The government has filed no response. Mr. Royal objected to the unsealing in an April 23, 2009 letter. That letter, however, fails to make the good cause showing demanded by Eleventh Circuit precedent. Merely being "distressed" over a client's self-destructive actions and opining that public disclosure "would serve no useful purpose in this case," id. at 1, does not show cause. The standard, as explained in note 2 supra, requires much more than that. A speculative and conclusory assertion that sealing is necessary to protect a defendant's rights is simply not enough. Id. Nor is sealing required because "Mr. Brown is obviously ignorant [of] the fact that" sharing his confidential attorney-client communications with other inmates could have surprising consequences. Id. Mr. Brown trusted the wrong man with his privileged communications with counsel, and he must now bear the consequences of his ill-considered decision. Now that the cat is out of the bag (in that the government has full knowledge of Brown's disclosures to Mr. Schaefer), there is simply no reason to shield this information from the public.
Letters like this are not welcome. Motions, briefs, etc., get filed, while letters get lost. In fact, the law places the burden upon litigants, not judges, to create their own record by filing record materials — including legal arguments best presented in a motion or brief — directly with the Clerk of Court. See In re Unsolicited Letters to Federal Judges, 120 F.Supp.2d 1073 (S.D.Ga. 2000); see also Ga.Ct.App.R. 27(b) ("Parties are not permitted to file letter briefs nor letter cites"). This Court has a specific Local Rule for filing matters under seal: L.R. 79.7 ("Sealed Documents").

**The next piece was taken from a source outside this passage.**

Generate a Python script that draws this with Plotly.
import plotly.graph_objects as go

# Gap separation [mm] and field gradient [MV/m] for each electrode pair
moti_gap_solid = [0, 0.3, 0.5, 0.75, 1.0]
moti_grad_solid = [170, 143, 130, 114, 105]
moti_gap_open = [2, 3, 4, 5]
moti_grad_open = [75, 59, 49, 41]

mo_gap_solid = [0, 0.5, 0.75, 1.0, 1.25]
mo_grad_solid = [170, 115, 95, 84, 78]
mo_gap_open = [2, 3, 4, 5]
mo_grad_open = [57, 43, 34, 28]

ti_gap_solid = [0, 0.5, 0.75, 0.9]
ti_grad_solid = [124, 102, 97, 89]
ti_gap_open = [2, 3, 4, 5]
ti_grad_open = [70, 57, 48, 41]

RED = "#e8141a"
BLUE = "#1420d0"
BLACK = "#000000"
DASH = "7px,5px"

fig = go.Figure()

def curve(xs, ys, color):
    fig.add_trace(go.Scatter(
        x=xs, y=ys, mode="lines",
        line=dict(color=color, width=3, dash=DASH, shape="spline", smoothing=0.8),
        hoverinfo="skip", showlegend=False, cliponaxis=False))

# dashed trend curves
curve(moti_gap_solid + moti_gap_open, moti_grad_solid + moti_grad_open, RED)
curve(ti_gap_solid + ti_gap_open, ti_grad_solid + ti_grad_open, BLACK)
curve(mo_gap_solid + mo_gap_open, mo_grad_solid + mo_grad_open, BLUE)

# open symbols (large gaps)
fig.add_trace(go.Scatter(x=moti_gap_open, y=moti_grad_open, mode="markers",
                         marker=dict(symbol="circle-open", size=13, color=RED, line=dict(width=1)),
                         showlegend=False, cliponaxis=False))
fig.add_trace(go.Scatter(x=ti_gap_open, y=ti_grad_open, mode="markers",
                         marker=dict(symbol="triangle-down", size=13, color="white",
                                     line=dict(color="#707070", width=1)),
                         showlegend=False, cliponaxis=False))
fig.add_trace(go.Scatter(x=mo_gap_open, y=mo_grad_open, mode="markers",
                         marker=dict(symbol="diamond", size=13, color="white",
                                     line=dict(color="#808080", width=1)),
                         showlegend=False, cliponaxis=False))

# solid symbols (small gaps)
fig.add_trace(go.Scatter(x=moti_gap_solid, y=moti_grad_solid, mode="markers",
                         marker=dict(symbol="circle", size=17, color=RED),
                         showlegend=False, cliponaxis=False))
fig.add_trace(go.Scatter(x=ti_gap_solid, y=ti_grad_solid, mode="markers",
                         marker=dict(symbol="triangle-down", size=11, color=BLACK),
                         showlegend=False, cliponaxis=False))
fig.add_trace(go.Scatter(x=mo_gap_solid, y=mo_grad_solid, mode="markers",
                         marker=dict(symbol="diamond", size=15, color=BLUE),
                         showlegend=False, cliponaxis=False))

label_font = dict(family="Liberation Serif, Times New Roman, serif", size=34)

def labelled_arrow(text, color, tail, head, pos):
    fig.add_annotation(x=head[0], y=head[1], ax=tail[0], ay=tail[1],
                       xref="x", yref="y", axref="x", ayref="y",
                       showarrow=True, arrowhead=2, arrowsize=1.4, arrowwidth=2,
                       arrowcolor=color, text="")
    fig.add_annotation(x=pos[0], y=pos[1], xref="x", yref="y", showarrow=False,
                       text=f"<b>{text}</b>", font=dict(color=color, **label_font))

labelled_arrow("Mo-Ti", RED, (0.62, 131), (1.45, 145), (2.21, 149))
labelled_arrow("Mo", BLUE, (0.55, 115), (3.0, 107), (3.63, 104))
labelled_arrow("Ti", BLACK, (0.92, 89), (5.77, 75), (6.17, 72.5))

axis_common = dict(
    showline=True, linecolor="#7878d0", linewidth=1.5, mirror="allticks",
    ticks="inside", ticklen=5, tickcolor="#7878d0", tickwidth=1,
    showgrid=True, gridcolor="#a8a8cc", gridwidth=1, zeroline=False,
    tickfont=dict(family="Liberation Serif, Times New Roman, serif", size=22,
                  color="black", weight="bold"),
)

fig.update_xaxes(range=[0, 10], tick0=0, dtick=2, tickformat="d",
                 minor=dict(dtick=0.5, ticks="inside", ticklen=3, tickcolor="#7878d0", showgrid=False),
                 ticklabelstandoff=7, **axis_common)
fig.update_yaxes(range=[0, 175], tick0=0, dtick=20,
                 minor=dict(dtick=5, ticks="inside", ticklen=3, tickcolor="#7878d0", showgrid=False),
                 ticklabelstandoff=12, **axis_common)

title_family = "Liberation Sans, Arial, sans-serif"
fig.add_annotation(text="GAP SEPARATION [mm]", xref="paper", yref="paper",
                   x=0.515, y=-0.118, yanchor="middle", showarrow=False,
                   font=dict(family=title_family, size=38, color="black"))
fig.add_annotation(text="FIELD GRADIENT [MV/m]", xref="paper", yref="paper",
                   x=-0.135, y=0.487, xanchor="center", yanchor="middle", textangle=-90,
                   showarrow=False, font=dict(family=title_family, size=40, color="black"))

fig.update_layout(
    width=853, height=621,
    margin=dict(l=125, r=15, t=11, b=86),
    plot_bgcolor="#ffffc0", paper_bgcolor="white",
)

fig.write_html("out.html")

See United States v. Ochoa, 428 F.3d 1015, 1030 (11th Cir. 2005) (a party may overcome the presumption, under First Amendment standards, of openness of criminal proceedings if it can show an overriding interest based on findings that closure is essential to preserve higher values and is narrowly tailored to serve that interest); Romero v. Drummond Co., Inc., 480 F.3d 1234, 1246-47 (11th Cir. 2007) (in suit brought by union leaders and deceased union members against employer and its Colombian subsidiary, arising out of alleged misconduct of subsidiary in purportedly hiring Colombian paramilitaries, with alleged knowledge of corporate parent, to torture and kill union members, district court's decision to seal declaration of Colombian official that defendants had not produced, and in which they had no proprietary or privacy interest, based on its speculative and conclusory assertion that sealing was necessary to protect defendants' right to fair trial and to punish plaintiffs for their alleged violation of prior protective order, constituted abuse of discretion); United States v. Bradley, 2007 WL 1703232 at * 4 (S.D. Ga. 6/11/07) (unpublished) ("`informational oxygen' is indispensable to a court system that cannot function without public trust and respect."); Snethen v. Board of Public Educ. for the City of Savannah and the County of Chatham, 2007 WL 2345247 at * 1 (S.D. Ga. 8/15/07) (unpublished); United States v. Sattar, 471 F.Supp.2d 380, 385 (S.D.N.Y. 2006) (letter from defendant's counsel transmitting psychiatric report concerning defendant, as well as report itself, were "judicial documents," to which common-law presumption of public access attached, notwithstanding that court did not find such documents to be useful and did not rely on them, where they were submitted to court to provide information with respect to crucial judicial function of sentencing); United States v. Tangorra, 542 F.Supp.2d 233, 237 (E.D.N.Y. 2008) (documents submitted by defendants as part of the sentencing process which pertained to the defendants' business affairs were "judicial documents" subject to the common law right of access, even though the court did not rely on the documents in reaching its sentencing decision).
It is not uncommon for defendants represented by counsel to seek legal advice from, or make revelatory disclosures to, fellow detainees, sometimes to their great misfortune.
Accordingly, the Clerk is directed to unseal Order # 86. For that matter, this Order (including the Royal letter) is to be filed unsealed.